"""
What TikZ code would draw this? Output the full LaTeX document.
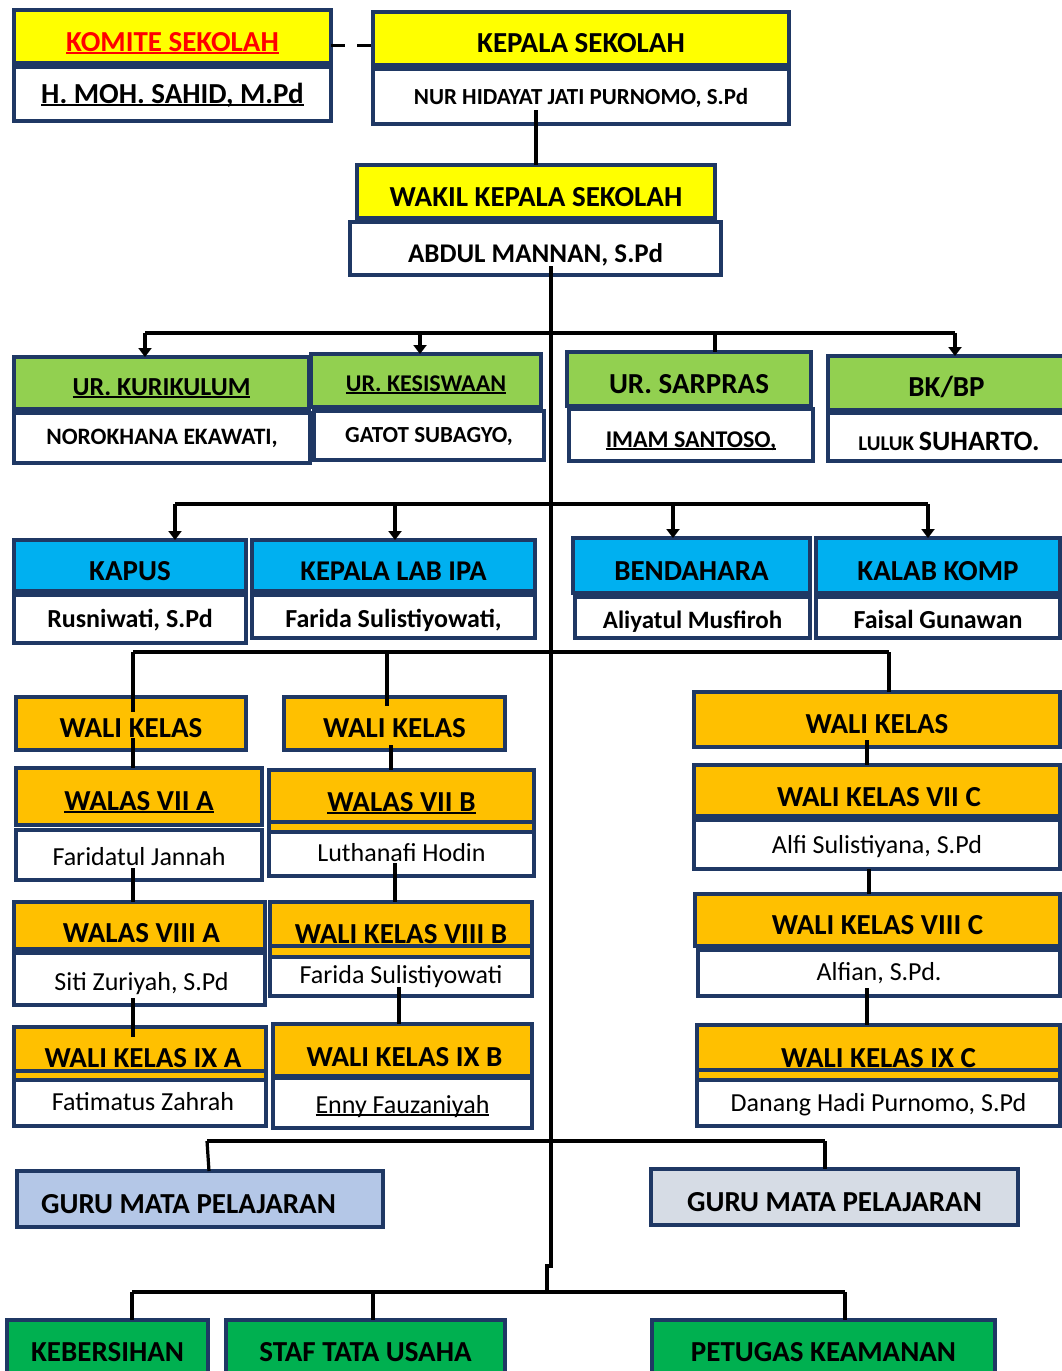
"""
"""
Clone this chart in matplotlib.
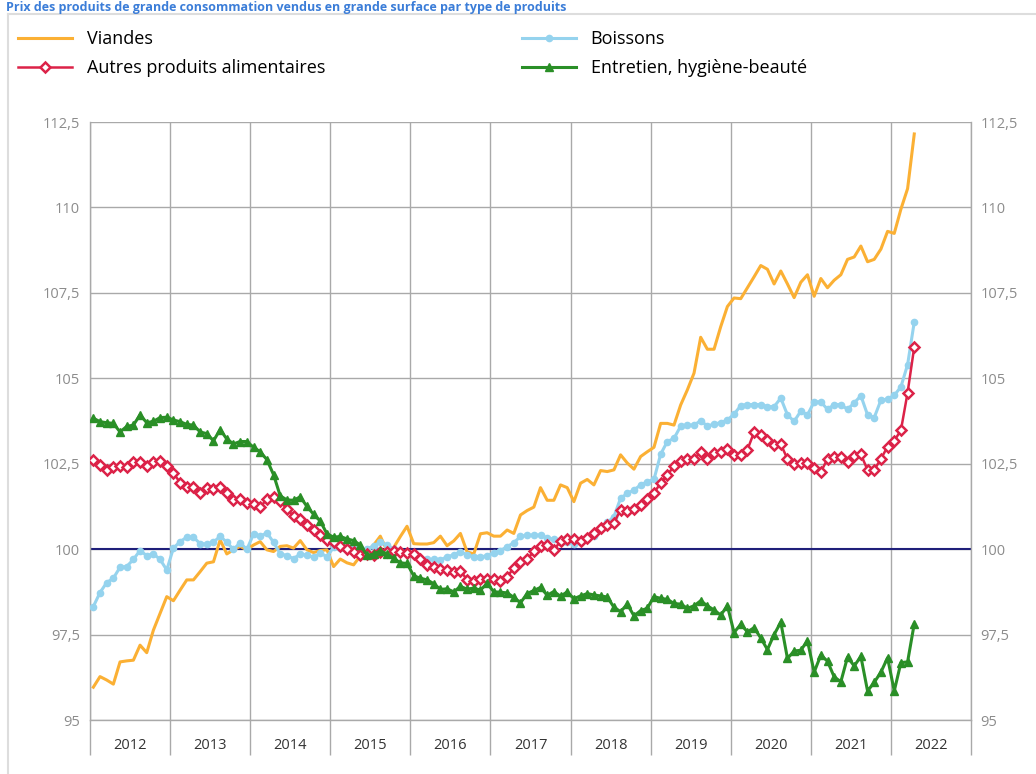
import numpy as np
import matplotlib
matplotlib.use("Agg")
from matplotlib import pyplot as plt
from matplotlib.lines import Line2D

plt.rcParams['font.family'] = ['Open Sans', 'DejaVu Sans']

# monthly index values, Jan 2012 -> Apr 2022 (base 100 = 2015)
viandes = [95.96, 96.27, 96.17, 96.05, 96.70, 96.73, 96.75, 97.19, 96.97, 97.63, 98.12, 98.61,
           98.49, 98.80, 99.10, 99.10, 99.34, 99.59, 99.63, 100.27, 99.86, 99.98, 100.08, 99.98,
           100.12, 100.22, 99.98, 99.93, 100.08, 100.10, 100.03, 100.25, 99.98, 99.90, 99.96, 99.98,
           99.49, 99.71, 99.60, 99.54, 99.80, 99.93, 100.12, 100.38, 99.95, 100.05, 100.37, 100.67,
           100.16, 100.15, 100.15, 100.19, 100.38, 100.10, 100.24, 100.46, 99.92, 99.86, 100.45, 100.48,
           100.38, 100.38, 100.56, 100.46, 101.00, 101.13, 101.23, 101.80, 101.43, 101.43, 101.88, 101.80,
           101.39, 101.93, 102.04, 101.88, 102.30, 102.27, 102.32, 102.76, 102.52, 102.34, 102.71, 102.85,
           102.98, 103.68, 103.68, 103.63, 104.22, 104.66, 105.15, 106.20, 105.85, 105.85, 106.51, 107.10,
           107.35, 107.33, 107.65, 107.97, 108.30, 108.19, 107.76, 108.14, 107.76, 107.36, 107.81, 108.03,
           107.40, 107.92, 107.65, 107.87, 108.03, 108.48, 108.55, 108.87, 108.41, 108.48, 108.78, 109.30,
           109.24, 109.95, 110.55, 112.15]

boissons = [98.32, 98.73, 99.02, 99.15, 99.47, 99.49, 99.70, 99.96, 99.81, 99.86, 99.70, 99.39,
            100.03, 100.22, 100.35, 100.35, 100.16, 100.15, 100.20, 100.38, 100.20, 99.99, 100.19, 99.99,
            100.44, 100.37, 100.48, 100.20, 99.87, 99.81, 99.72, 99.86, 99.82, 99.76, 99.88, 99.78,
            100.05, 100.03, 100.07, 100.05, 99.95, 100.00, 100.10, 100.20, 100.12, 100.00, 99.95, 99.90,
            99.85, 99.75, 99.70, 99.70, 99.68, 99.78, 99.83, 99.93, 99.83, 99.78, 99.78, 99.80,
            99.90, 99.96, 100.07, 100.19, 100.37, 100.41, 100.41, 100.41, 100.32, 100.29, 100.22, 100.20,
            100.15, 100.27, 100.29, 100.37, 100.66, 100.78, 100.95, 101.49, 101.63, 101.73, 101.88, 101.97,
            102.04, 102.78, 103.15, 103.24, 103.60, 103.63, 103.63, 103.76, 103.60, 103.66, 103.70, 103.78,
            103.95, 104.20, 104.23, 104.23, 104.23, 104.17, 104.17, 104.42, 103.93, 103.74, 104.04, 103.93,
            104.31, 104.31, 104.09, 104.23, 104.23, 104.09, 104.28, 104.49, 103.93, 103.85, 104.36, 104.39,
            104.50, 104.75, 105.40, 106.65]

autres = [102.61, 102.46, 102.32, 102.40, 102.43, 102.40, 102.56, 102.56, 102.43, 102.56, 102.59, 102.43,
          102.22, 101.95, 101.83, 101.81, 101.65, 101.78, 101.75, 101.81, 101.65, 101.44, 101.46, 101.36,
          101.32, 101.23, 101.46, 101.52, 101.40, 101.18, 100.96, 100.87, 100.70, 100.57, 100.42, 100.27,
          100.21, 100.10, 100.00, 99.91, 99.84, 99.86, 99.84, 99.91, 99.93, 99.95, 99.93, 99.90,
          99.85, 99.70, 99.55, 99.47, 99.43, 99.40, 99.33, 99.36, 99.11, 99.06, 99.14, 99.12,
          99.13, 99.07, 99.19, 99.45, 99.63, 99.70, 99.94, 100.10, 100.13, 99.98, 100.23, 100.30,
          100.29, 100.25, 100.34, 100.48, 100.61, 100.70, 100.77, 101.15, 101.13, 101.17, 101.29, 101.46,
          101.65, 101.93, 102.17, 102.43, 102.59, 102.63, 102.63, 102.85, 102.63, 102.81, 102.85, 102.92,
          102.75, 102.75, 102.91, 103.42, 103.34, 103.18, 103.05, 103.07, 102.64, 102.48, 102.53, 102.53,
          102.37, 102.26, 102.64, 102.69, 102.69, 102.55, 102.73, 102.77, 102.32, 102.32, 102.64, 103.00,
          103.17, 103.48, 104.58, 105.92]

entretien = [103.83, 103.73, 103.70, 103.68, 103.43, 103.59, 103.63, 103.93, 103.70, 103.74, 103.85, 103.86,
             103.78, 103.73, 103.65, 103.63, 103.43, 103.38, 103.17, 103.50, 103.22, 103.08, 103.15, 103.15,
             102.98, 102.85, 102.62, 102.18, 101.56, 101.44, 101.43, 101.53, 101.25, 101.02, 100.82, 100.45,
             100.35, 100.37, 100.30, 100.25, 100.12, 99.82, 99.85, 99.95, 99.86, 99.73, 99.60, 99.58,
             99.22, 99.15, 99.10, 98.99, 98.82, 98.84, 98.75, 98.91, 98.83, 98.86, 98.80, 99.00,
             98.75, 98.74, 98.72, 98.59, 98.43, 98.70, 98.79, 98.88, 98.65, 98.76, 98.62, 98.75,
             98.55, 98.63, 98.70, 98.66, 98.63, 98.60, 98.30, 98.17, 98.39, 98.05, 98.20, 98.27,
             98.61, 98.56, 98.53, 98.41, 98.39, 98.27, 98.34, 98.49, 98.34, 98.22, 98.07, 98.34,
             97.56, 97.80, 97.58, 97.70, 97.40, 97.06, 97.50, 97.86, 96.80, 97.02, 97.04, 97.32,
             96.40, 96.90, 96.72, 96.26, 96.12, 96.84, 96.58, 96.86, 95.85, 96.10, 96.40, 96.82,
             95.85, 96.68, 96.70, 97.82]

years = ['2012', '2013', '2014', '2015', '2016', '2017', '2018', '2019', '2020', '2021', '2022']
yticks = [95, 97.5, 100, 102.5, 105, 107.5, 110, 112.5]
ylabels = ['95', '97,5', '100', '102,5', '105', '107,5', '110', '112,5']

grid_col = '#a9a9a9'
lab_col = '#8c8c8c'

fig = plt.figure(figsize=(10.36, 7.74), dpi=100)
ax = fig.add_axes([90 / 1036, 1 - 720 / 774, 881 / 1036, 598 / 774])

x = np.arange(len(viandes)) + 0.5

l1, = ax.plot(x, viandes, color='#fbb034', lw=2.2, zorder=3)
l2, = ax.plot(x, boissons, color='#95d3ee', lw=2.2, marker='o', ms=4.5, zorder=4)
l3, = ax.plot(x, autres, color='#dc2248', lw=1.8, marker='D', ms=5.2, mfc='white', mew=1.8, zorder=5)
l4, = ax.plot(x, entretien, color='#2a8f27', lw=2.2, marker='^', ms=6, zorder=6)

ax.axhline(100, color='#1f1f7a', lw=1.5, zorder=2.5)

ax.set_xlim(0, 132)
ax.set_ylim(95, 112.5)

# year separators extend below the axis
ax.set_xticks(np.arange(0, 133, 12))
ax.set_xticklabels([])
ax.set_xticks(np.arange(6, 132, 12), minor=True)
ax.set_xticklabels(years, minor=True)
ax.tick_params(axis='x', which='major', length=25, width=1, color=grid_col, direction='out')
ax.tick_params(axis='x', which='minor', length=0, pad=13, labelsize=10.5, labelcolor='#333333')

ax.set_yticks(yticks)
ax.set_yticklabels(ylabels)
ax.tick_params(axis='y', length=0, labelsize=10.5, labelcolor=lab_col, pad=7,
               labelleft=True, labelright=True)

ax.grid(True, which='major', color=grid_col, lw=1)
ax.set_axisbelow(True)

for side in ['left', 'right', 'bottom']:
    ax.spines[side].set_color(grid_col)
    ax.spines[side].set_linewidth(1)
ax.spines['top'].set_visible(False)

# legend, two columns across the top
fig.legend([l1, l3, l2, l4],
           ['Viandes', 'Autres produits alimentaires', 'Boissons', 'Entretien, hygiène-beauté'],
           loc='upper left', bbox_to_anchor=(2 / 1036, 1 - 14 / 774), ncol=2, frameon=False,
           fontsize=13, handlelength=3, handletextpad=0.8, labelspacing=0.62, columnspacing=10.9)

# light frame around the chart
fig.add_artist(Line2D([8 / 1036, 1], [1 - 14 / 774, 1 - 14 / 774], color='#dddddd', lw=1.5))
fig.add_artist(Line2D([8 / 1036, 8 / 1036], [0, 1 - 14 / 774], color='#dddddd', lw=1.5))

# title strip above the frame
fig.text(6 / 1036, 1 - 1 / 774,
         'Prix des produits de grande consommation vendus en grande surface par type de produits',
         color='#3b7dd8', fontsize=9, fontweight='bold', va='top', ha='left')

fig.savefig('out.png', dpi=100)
"""
## REQUEST
Word for word, retype the lines in the entries above that run from the one with "Clone this chart in matplotlib." through the one with "109.24, 109.95, 110.55, 112.15]". Both ends count; pictures do not.

## REPLY TO THE EXERCISE
Clone this chart in matplotlib.
import numpy as np
import matplotlib
matplotlib.use("Agg")
from matplotlib import pyplot as plt
from matplotlib.lines import Line2D

plt.rcParams['font.family'] = ['Open Sans', 'DejaVu Sans']

# monthly index values, Jan 2012 -> Apr 2022 (base 100 = 2015)
viandes = [95.96, 96.27, 96.17, 96.05, 96.70, 96.73, 96.75, 97.19, 96.97, 97.63, 98.12, 98.61,
           98.49, 98.80, 99.10, 99.10, 99.34, 99.59, 99.63, 100.27, 99.86, 99.98, 100.08, 99.98,
           100.12, 100.22, 99.98, 99.93, 100.08, 100.10, 100.03, 100.25, 99.98, 99.90, 99.96, 99.98,
           99.49, 99.71, 99.60, 99.54, 99.80, 99.93, 100.12, 100.38, 99.95, 100.05, 100.37, 100.67,
           100.16, 100.15, 100.15, 100.19, 100.38, 100.10, 100.24, 100.46, 99.92, 99.86, 100.45, 100.48,
           100.38, 100.38, 100.56, 100.46, 101.00, 101.13, 101.23, 101.80, 101.43, 101.43, 101.88, 101.80,
           101.39, 101.93, 102.04, 101.88, 102.30, 102.27, 102.32, 102.76, 102.52, 102.34, 102.71, 102.85,
           102.98, 103.68, 103.68, 103.63, 104.22, 104.66, 105.15, 106.20, 105.85, 105.85, 106.51, 107.10,
           107.35, 107.33, 107.65, 107.97, 108.30, 108.19, 107.76, 108.14, 107.76, 107.36, 107.81, 108.03,
           107.40, 107.92, 107.65, 107.87, 108.03, 108.48, 108.55, 108.87, 108.41, 108.48, 108.78, 109.30,
           109.24, 109.95, 110.55, 112.15]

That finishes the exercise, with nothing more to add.